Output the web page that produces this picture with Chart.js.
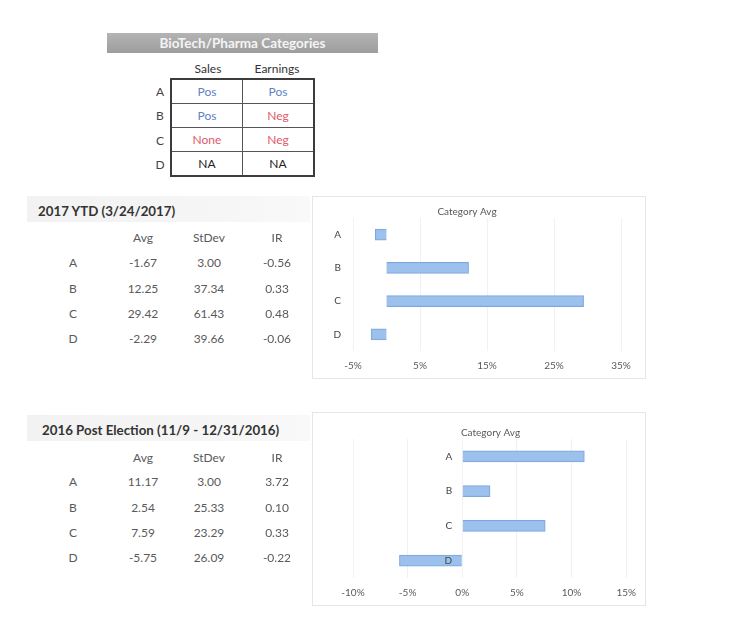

...

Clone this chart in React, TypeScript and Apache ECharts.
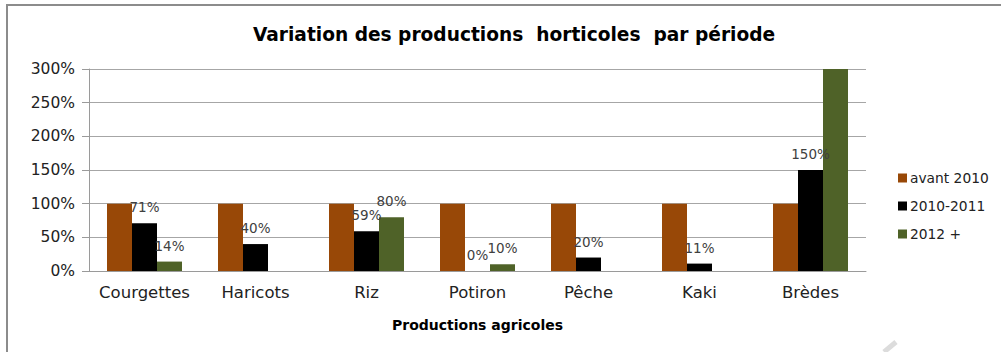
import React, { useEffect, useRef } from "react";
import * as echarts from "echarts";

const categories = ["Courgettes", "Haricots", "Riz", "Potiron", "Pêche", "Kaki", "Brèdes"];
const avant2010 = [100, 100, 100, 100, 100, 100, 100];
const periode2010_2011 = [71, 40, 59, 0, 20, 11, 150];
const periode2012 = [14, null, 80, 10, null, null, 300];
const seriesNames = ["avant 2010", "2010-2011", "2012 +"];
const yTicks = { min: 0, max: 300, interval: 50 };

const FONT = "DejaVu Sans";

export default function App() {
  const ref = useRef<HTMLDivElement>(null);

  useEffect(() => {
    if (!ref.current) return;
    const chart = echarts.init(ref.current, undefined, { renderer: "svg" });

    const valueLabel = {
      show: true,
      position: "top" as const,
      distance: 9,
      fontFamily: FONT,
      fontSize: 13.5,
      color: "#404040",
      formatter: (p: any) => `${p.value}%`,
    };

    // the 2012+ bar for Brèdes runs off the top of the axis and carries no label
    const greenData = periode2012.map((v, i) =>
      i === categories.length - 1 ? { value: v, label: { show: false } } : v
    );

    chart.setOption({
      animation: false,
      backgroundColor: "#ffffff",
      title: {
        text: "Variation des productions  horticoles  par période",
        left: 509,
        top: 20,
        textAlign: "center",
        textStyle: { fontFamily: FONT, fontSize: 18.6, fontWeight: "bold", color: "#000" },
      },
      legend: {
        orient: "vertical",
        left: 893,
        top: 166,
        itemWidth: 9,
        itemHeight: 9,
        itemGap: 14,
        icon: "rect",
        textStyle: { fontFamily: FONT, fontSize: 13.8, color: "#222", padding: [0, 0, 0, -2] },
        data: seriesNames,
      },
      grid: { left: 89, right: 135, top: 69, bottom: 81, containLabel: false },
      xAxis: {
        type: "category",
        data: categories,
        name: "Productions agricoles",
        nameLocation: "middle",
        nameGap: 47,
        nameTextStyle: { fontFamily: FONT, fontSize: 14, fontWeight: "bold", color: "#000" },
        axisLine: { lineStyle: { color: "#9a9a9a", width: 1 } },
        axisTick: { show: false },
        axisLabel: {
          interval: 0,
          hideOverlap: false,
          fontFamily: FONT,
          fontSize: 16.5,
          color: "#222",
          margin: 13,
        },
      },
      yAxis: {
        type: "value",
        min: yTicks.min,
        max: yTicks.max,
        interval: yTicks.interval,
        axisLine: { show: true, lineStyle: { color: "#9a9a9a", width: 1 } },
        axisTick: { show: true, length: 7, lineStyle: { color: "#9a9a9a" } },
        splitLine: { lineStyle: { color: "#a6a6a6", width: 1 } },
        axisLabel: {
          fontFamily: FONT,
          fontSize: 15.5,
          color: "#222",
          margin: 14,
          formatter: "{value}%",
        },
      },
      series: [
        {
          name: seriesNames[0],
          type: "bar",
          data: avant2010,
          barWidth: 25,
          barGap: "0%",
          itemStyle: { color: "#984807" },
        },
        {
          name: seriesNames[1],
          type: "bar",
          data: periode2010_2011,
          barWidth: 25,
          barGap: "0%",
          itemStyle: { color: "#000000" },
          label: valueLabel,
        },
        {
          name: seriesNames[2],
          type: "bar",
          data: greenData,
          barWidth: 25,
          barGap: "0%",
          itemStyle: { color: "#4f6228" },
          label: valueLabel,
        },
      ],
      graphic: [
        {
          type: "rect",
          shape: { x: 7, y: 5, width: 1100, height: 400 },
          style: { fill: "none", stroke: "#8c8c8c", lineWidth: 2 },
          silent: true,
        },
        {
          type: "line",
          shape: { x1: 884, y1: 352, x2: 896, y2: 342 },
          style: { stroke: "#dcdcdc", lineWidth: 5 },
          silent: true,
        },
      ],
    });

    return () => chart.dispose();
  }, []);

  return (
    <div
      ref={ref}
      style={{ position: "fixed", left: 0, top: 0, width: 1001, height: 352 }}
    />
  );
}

→ Aim
Say how many lines hold the word "React", giving the number and nothing else.

→ Answer in full
2